Proxy filing summary
24 Apr, 2026Executive summary
The annual meeting will be held virtually on June 11, 2026, with shareholders able to vote online, by phone, or by mail.
Shareholders of record as of April 16, 2026, are entitled to vote on three main proposals: election of two Class I directors, ratification of the independent auditor, and a non-binding advisory vote on executive compensation.
The board recommends voting in favor of all three proposals.
Proxy materials are primarily distributed electronically to reduce costs and environmental impact.
Voting matters and shareholder proposals
Proposal 1: Elect two Class I directors (Richard A. Miller, M.D. and Linda S. Grais, M.D., J.D.) for terms expiring at the 2029 annual meeting.
Proposal 2: Ratify PricewaterhouseCoopers LLP as independent registered public accounting firm for fiscal year ending December 31, 2026.
Proposal 3: Approve, on a non-binding advisory basis, the compensation of named executive officers.
Shareholders may also vote on any other business properly brought before the meeting.

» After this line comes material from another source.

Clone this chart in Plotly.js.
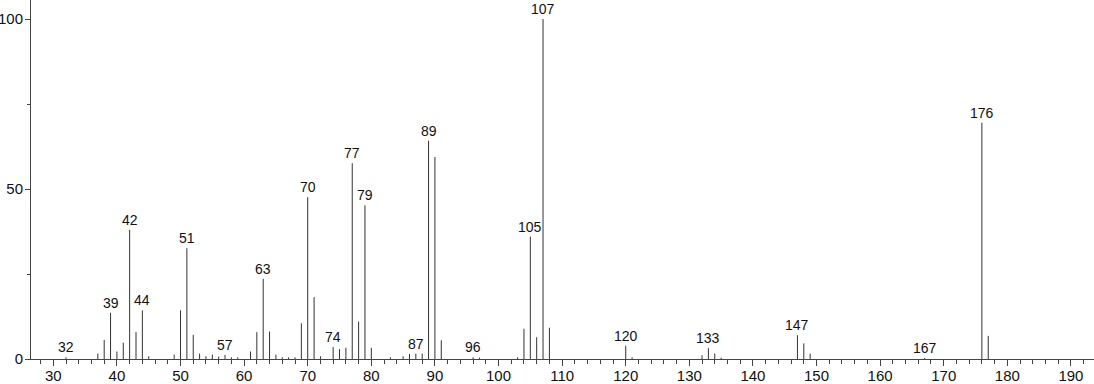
<!DOCTYPE html>
<html>
<head>
<meta charset="utf-8">
<script src="https://cdn.plot.ly/plotly-3.0.1.min.js"></script>
<style>html,body{margin:0;padding:0;background:#fff;}#chart{width:1094px;height:384px;}</style>
</head>
<body>
<div id="chart"></div>
<script>
// m/z values and relative intensities
const mz = [32, 37, 38, 39, 40, 41, 42, 43, 44, 45, 49, 50, 51, 52, 53, 54, 55, 56, 57, 58, 59,
  61, 62, 63, 64, 65, 66, 67, 68, 69, 70, 71, 72, 74, 75, 76, 77, 78, 79, 80, 83, 85, 86, 87, 88,
  89, 90, 91, 96, 97, 103, 104, 105, 106, 107, 108, 120, 121, 132, 133, 134, 135, 147, 148, 149,
  167, 176, 177];
const intensity = [0.5, 1.6, 5.6, 13.6, 2.2, 4.8, 38.0, 7.9, 14.3, 0.8, 1.3, 14.3, 32.6, 7.1, 1.6, 0.8, 1.3, 0.7, 1.2, 0.5, 0.5,
  2.2, 7.9, 23.6, 8.1, 1.3, 0.5, 0.5, 0.5, 10.5, 47.6, 18.2, 0.8, 3.5, 2.9, 3.3, 57.6, 11.0, 45.2, 3.3, 0.5, 0.8, 1.5, 1.6, 1.6,
  64.2, 59.4, 5.5, 0.5, 0.4, 0.5, 8.9, 36.0, 6.4, 100, 9.2, 3.9, 0.5, 1.1, 3.2, 1.6, 0.4, 7.0, 4.6, 1.6,
  0.3, 69.5, 6.8];
// peaks that carry a label
const labeled = [32, 39, 42, 44, 51, 57, 63, 70, 74, 77, 79, 87, 89, 96, 105, 107, 120, 133, 147, 167, 176];
const xTicks = [30, 40, 50, 60, 70, 80, 90, 100, 110, 120, 130, 140, 150, 160, 170, 180, 190];
const yTicks = [0, 50, 100];

const xs = [], ys = [];
mz.forEach((m, i) => { xs.push(m, m, null); ys.push(0, intensity[i], null); });

const FONT = 'Liberation Sans, Arial, Helvetica, sans-serif';
const annotations = labeled.map(m => ({
  x: m, y: intensity[mz.indexOf(m)], text: String(m), showarrow: false,
  xanchor: 'center', yanchor: 'bottom', yshift: 0,
  font: {size: 14, color: '#111', family: FONT}
}));

const trace = {x: xs, y: ys, type: 'scatter', mode: 'lines',
  line: {color: '#333', width: 1}, hoverinfo: 'skip', showlegend: false};

const layout = {
  width: 1094, height: 384,
  margin: {l: 31, r: 0, t: 0, b: 25, pad: 0},
  paper_bgcolor: '#fff', plot_bgcolor: '#fff',
  font: {family: FONT, size: 15, color: '#111'},
  showlegend: false,
  xaxis: {range: [26.49, 193.63], tickvals: xTicks, ticktext: xTicks.map(String),
    ticks: 'outside', ticklen: 6, tickwidth: 1, tickcolor: '#444', ticklabelstandoff: -3,
    showline: true, linecolor: '#444', linewidth: 1, showgrid: false, zeroline: false,
    minor: {dtick: 2, tick0: 0, ticks: 'outside', ticklen: 4, tickcolor: '#444', showgrid: false},
    tickfont: {size: 15, color: '#111', family: FONT}, fixedrange: true},
  yaxis: {range: [0, 105.6], tickvals: yTicks, ticktext: yTicks.map(String),
    ticks: 'outside', ticklen: 5, tickwidth: 1, tickcolor: '#444', ticklabelstandoff: -1,
    showline: true, linecolor: '#444', linewidth: 1, showgrid: false, zeroline: false,
    minor: {dtick: 25, tick0: 0, ticks: 'outside', ticklen: 3, tickcolor: '#444', showgrid: false},
    tickfont: {size: 15, color: '#111', family: FONT}, fixedrange: true},
  annotations: annotations
};

Plotly.newPlot('chart', [trace], layout, {staticPlot: true, displayModeBar: false});
</script>
</body>
</html>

Deadlines and procedures for submitting shareholder proposals for the 2027 annual meeting are specified.
Board of directors and corporate governance
The board is divided into three classes, with staggered three-year terms; currently consists of seven directors.
All directors except the CEO are considered independent under Nasdaq rules.
The board has audit, compensation, and nominating/corporate governance committees, each with defined responsibilities and independent members.
Corporate governance guidelines, code of business conduct and ethics, and insider trading policies are in place.
Board and committee attendance exceeded 75% for all members in the last fiscal year.